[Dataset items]

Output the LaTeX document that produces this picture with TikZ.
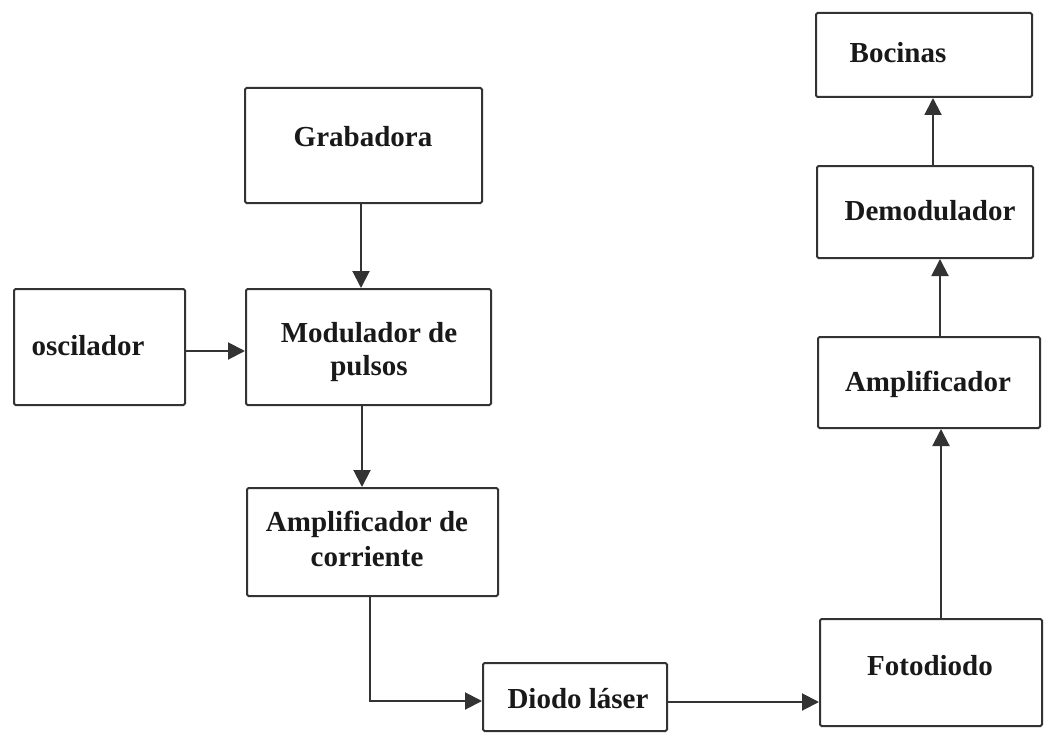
\documentclass[tikz,border=0pt]{standalone}
\usepackage{fontspec}
\setmainfont{Liberation Serif}
\usetikzlibrary{arrows.meta}
\begin{document}
\begin{tikzpicture}[x=1pt,y=-1pt,
  box/.style={draw=black!80,line width=2pt,rounded corners=1.5pt,inner sep=0pt},
  lbl/.style={font=\bfseries\fontsize{29}{36}\selectfont,inner sep=0pt,align=center,text=black!90},
  arr/.style={draw=black!80,line width=2pt,-{Triangle[length=17pt,width=17pt]}}]
\useasboundingbox (0,0) rectangle (1044,733);
% boxes
\node[box,minimum width=216pt,minimum height=84pt] (boc) at (924,55) {};
\node[box,minimum width=216pt,minimum height=92pt] (dem) at (925,212) {};
\node[box,minimum width=222pt,minimum height=91pt] (amp) at (929,382.5) {};
\node[box,minimum width=171pt,minimum height=116pt] (osc) at (99.5,347) {};
\node[box,minimum width=245pt,minimum height=116pt] (mod) at (368.5,347) {};
\node[box,minimum width=237pt,minimum height=115pt] (grab) at (363.5,145.5) {};
\node[box,minimum width=251pt,minimum height=108pt] (ampc) at (372.5,542) {};
\node[box,minimum width=184pt,minimum height=68pt] (dio) at (575,697) {};
\node[box,minimum width=222pt,minimum height=107pt] (foto) at (931,672.5) {};
% labels
\node[lbl] (tboc) at (898,53) {Bocinas};
\node[lbl] (tdem) at (930,211) {Demodulador};
\node[lbl] (tamp) at (928,384) {Amplificador};
\node[lbl] (tosc) at (88,346) {oscilador};
\node[lbl] (tmod1) at (369,333) {Modulador de};
\node[lbl] (tmod2) at (369,369) {pulsos};
\node[lbl] (tgrab) at (363,137) {Grabadora};
\node[lbl] (tampc1) at (367,524) {Amplificador de};
\node[lbl] (tampc2) at (367,557) {corriente};
\node[lbl] (tdio) at (578,699) {Diodo láser};
\node[lbl] (tfoto) at (930,666) {Fotodiodo};
% connectors
\coordinate (bend) at (370,701);
\draw[arr] (grab.south -| 361,0) -- (mod.north -| 361,0);
\draw[arr] (osc.east |- 0,351) -- (mod.west |- 0,351);
\draw[arr] (mod.south -| 362,0) -- (ampc.north -| 362,0);
\draw[arr] (ampc.south -| bend) -- (bend) -- (dio.west |- bend);
\draw[arr] (dio.east |- 0,702) -- (foto.west |- 0,702);
\draw[arr] (foto.north -| 941,0) -- (amp.south -| 941,0);
\draw[arr] (amp.north -| 940,0) -- (dem.south -| 940,0);
\draw[arr] (dem.north -| 933,0) -- (boc.south -| 933,0);
\end{tikzpicture}
\end{document}
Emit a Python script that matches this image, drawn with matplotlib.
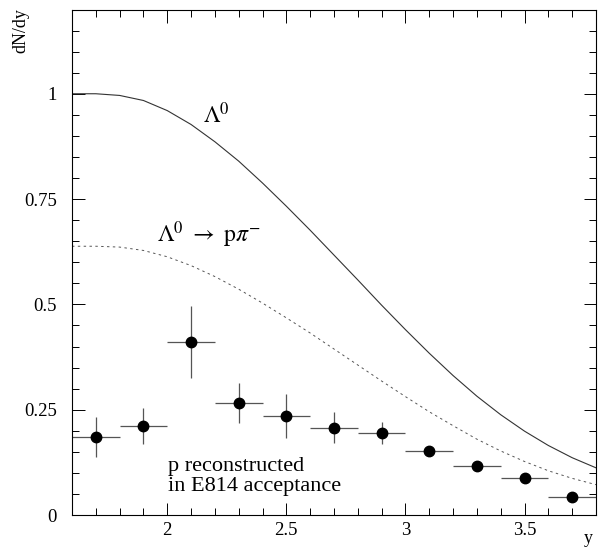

■ **WHAT IS BEING ASKED**
Report back each line of the entries that holds the string "with".

■ **OUTPUT FOR THIS TASK**
Output the LaTeX document that produces this picture with TikZ.
Emit a Python script that matches this image, drawn with matplotlib.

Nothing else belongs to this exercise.